--- Dataset content ---

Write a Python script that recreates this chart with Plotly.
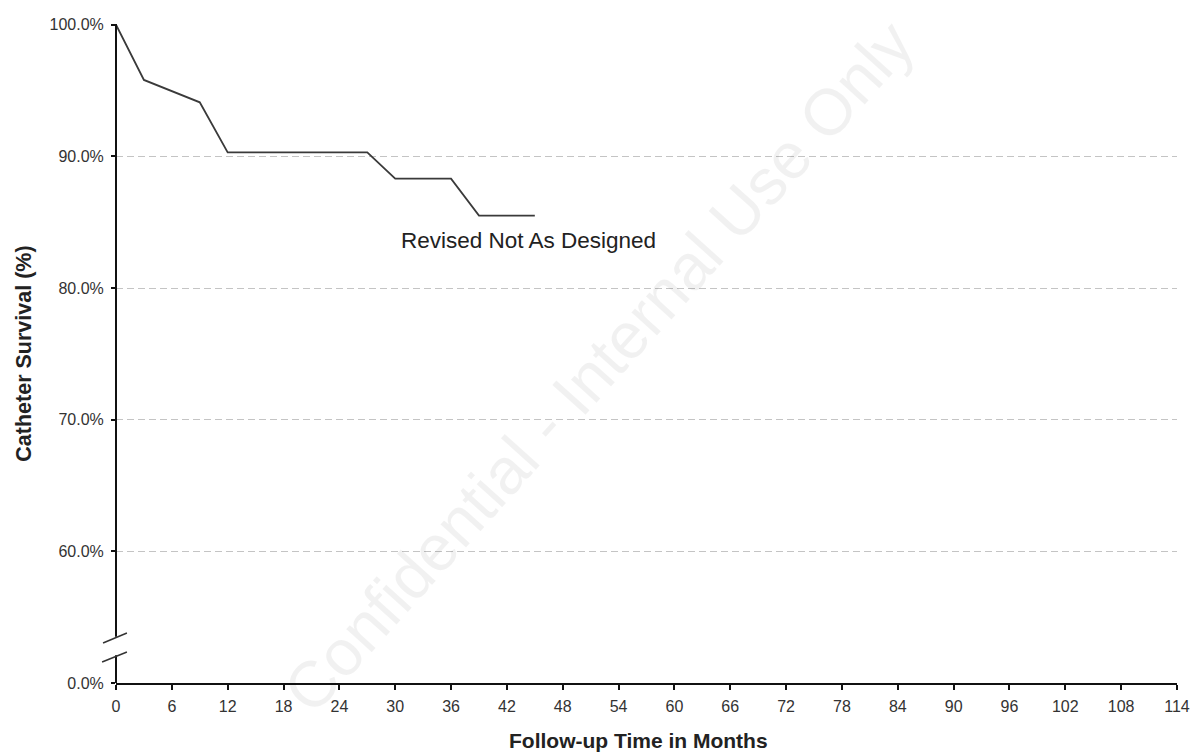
import plotly.graph_objects as go

# Kaplan-Meier estimate for catheters revised not as designed
months = [0, 3, 9, 12, 27, 30, 36, 39, 45]
survival = [100.0, 95.8, 94.1, 90.3, 90.3, 88.3, 88.3, 85.5, 85.5]

x_ticks = list(range(0, 115, 6))
# The axis is broken below 60%: the baseline slot at 50 carries the 0.0% label
y_tickvals = [50, 60, 70, 80, 90, 100]
y_ticktext = ["0.0%", "60.0%", "70.0%", "80.0%", "90.0%", "100.0%"]

FONT = "Liberation Sans, Arial, sans-serif"

fig = go.Figure()
fig.add_trace(go.Scatter(
    x=months, y=survival, mode="lines",
    line=dict(color="#3a3a3a", width=1.8),
    showlegend=False, hoverinfo="skip", cliponaxis=False,
))

axis_color = "#111111"
shapes = [
    # y axis line, interrupted by the break
    dict(type="line", xref="paper", yref="paper", x0=0, x1=0, y0=0.0, y1=0.042,
         line=dict(color=axis_color, width=2)),
    dict(type="line", xref="paper", yref="paper", x0=0, x1=0, y0=0.070, y1=1.0,
         line=dict(color=axis_color, width=2)),
    # break marks
    dict(type="line", xref="paper", yref="paper", x0=-0.0122, x1=0.0103, y0=0.0607, y1=0.0759,
         line=dict(color="#333333", width=1.5)),
    dict(type="line", xref="paper", yref="paper", x0=-0.0131, x1=0.0103, y0=0.0319, y1=0.0470,
         line=dict(color="#333333", width=1.5)),
]

annotations = [
    # faint diagonal watermark
    dict(text="Confidential - Internal Use Only", x=0.455, y=0.48, xref="paper", yref="paper",
         showarrow=False, textangle=-48, xanchor="center", yanchor="middle",
         font=dict(family=FONT, size=65, color="rgba(0,0,0,0.055)")),
    dict(text="Revised Not As Designed", x=44.3, y=83.6, xref="x", yref="y",
         showarrow=False, font=dict(family=FONT, size=22.5, color="#222222")),
    dict(text="<b>Follow-up Time in Months</b>", x=0.492, y=-0.088, xref="paper", yref="paper",
         showarrow=False, xanchor="center", yanchor="middle",
         font=dict(family=FONT, size=21, color="#222222")),
    dict(text="<b>Catheter Survival (%)</b>", x=-0.0875, y=0.5, xref="paper", yref="paper",
         showarrow=False, textangle=-90, xanchor="center", yanchor="middle",
         font=dict(family=FONT, size=21.5, color="#222222")),
]

fig.update_layout(
    width=1202, height=753,
    margin=dict(l=116, r=19, t=24, b=70),
    paper_bgcolor="white", plot_bgcolor="white",
    font=dict(family=FONT, size=16, color="#333333"),
    shapes=shapes, annotations=annotations,
    xaxis=dict(
        range=[0, 114], tickvals=x_ticks, ticktext=[str(v) for v in x_ticks],
        showgrid=False, zeroline=False,
        showline=True, linecolor=axis_color, linewidth=2,
        ticks="outside", ticklen=5, tickwidth=1.5, tickcolor=axis_color,
        ticklabelstandoff=3,
        tickfont=dict(family=FONT, size=16, color="#333333"),
    ),
    yaxis=dict(
        range=[50, 100.05], tickvals=y_tickvals, ticktext=y_ticktext,
        showgrid=True, gridcolor="#c4c4c4", gridwidth=1.2, griddash="7px,4px",
        zeroline=False, showline=False,
        ticks="outside", ticklen=4, tickwidth=1.5, tickcolor=axis_color,
        ticklabelstandoff=4,
        tickfont=dict(family=FONT, size=16, color="#333333"),
    ),
)

fig.write_html("out.html")
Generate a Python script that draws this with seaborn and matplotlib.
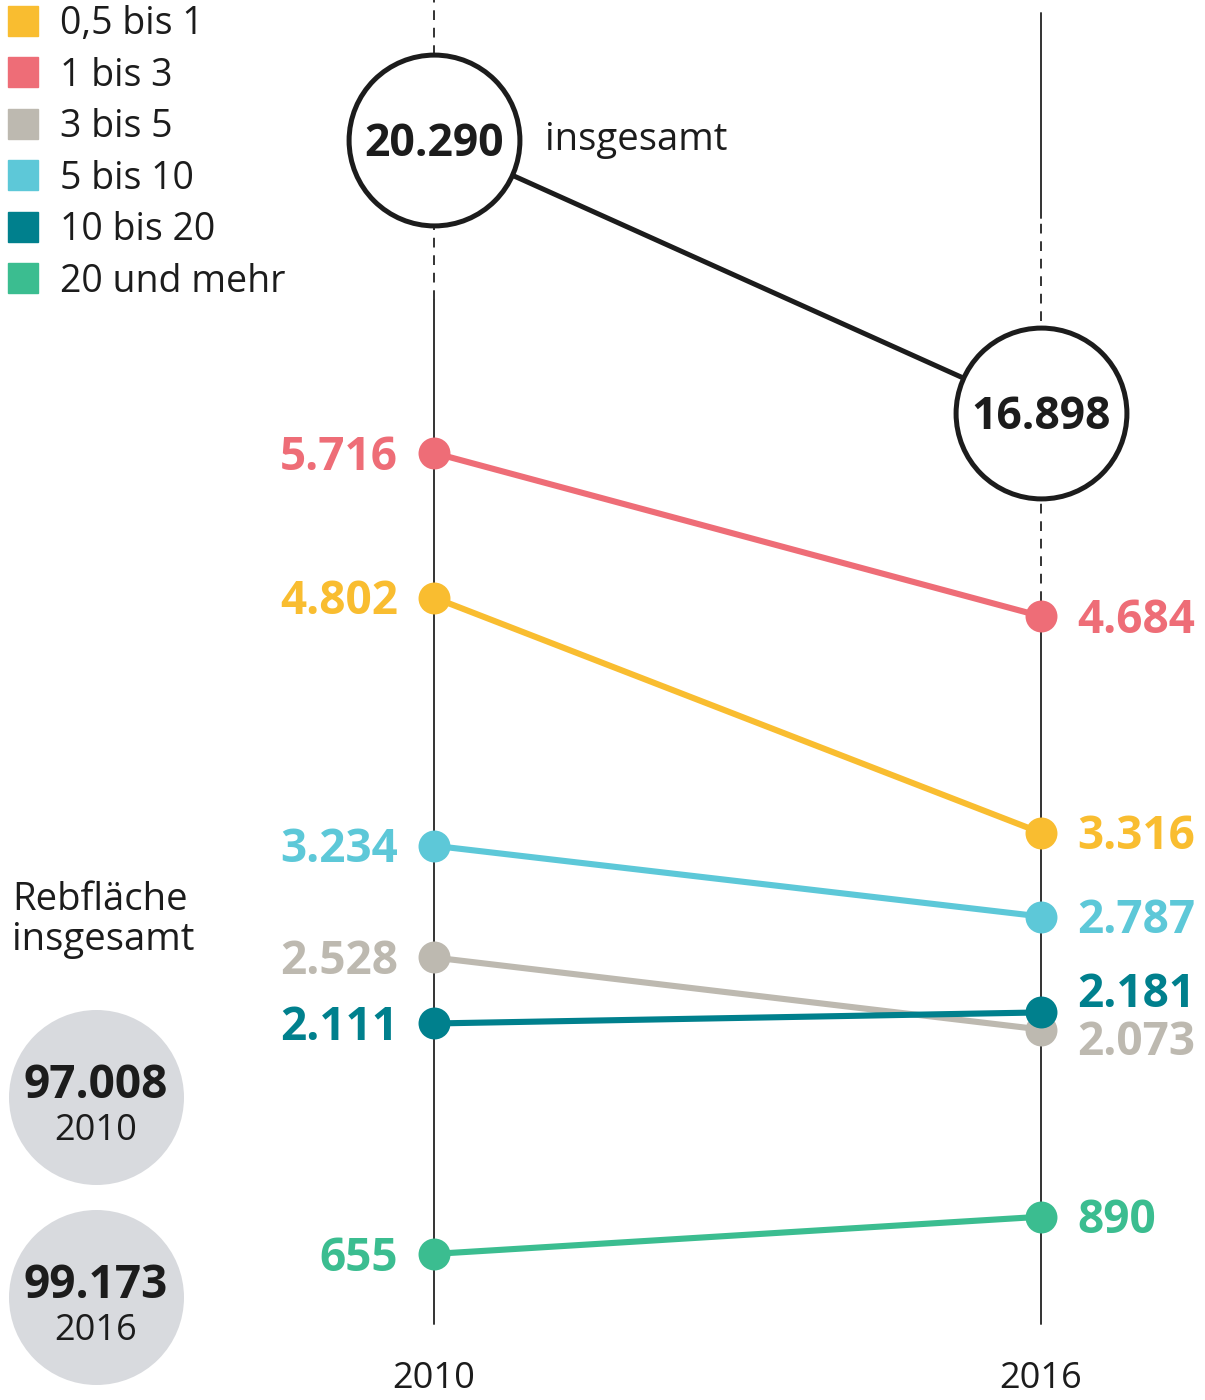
import pandas as pd
import matplotlib.pyplot as plt
import seaborn as sns
from matplotlib.lines import Line2D

# === data ===
years = [2010, 2016]
groups = ['0,5 bis 1', '1 bis 3', '3 bis 5', '5 bis 10', '10 bis 20', '20 und mehr']
values_2010 = [4802, 5716, 2528, 3234, 2111, 655]
values_2016 = [3316, 4684, 2073, 2787, 2181, 890]
totals = [20290, 16898]
area_years = ['2010', '2016']
area_total = [97008, 99173]

colors = ['#f9bd30', '#ee6d77', '#bdb9b0', '#5dc8d8', '#00808d', '#3bbd90']
palette = dict(zip(groups, colors))

# label nudges where values sit close together (points)
nudge = {('10 bis 20', 2016): 16, ('3 bis 5', 2016): -6}


def de(v):
    return f'{v:,}'.replace(',', '.')


df = pd.DataFrame({
    'group': groups * 2,
    'year': [years[0]] * len(groups) + [years[1]] * len(groups),
    'value': values_2010 + values_2016,
})
tot = pd.DataFrame({'year': years, 'value': totals})

sns.set_theme(style='white')
plt.rcParams['font.family'] = ['Open Sans', 'DejaVu Sans']
ink = '#1c1c1c'

fig = plt.figure(figsize=(12.05, 14), dpi=100)
ax = fig.add_axes([0, 0, 1, 1])
ax.set_xlim(2005.71, 2017.62)
ax.set_ylim(-268, 8578)
ax.axis('off')

# vertical guides
ax.axvline(2010, 0.786, 1.0, color='#333333', lw=1.4, ls=(0, (5, 4)), zorder=1)
ax.axvline(2010, 0.054, 0.786, color='#333333', lw=1.4, zorder=1)
ax.axvline(2016, 0.844, 0.991, color='#333333', lw=1.4, zorder=1)
ax.axvline(2016, 0.571, 0.844, color='#333333', lw=1.4, ls=(0, (5, 4)), zorder=1)
ax.axvline(2016, 0.054, 0.571, color='#333333', lw=1.4, zorder=1)

sns.lineplot(data=df, x='year', y='value', hue='group', hue_order=groups,
             palette=palette, marker='o', markersize=23, markeredgewidth=0,
             linewidth=4.4, legend=False, ax=ax, zorder=3)
ax.set_xlim(2005.71, 2017.62)
ax.set_ylim(-268, 8578)

for _, r in df.iterrows():
    left = r['year'] == years[0]
    dy = nudge.get((r['group'], r['year']), 0) - 3
    ax.annotate(de(r['value']), (r['year'], r['value']),
                xytext=(-26 if left else 26, dy), textcoords='offset points',
                ha='right' if left else 'left', va='center',
                fontsize=33, fontweight='bold', color=palette[r['group']])

# totals on their own scale
ax2 = ax.twinx()
ax2.set_ylim(4634, 22030)
ax2.axis('off')
sns.lineplot(data=tot, x='year', y='value', color=ink, linewidth=3.6, ax=ax2)
sns.scatterplot(data=tot, x='year', y='value', s=123 ** 2, color='white',
                edgecolor=ink, linewidth=3.6, ax=ax2, zorder=4)
ax2.set_ylim(4634, 22030)
for y, v in zip(years, totals):
    ax2.annotate(de(v), (y, v), xytext=(0, -3), textcoords='offset points',
                 ha='center', va='center', fontsize=32,
                 fontweight='bold', color=ink, zorder=5)
ax2.annotate('insgesamt', (years[0], totals[0]), xytext=(80, 0),
             textcoords='offset points', ha='left', va='center',
             fontsize=27.5, color=ink)

# year labels at the bottom
for y in years:
    ax.text(y, 0.015, str(y), transform=ax.get_xaxis_transform(),
            ha='center', va='center', fontsize=26, color=ink)

# legend
handles = [Line2D([], [], marker='s', ls='', ms=21.6, color=c) for c in colors]
ax.legend(handles, groups, loc='upper left', bbox_to_anchor=(0, 0.9964),
          bbox_transform=fig.transFigure, frameon=False, fontsize=27,
          borderpad=0, borderaxespad=0, handlelength=1.227,
          handletextpad=0.373, labelspacing=0.36, labelcolor=ink)

# total vineyard area
ax.text(0.01, 1 - 920 / 1400, 'Rebfläche\ninsgesamt', transform=ax.transAxes,
        ha='left', va='center', fontsize=27.5, color=ink, linespacing=1.1)
for i, (yr, a) in enumerate(zip(area_years, area_total)):
    cy = 1 - (1097 + 200 * i) / 1400
    ax.scatter([0.0797], [cy], s=126 ** 2, color='#d8dade', transform=ax.transAxes,
               zorder=2, linewidths=0)
    ax.text(0.0797, cy + 11 / 1400, de(a), transform=ax.transAxes, ha='center',
            va='center', fontsize=33, fontweight='bold', color=ink, zorder=3)
    ax.text(0.0797, cy - 34 / 1400, yr, transform=ax.transAxes, ha='center',
            va='center', fontsize=26, color=ink, zorder=3)

fig.savefig('out.png', dpi=100)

---

Problem requirements »
Out of the records, collect only those lines that contain the string "script".

Reply to the exercise »
Write a Python script that recreates this chart with Plotly.
Generate a Python script that draws this with seaborn and matplotlib.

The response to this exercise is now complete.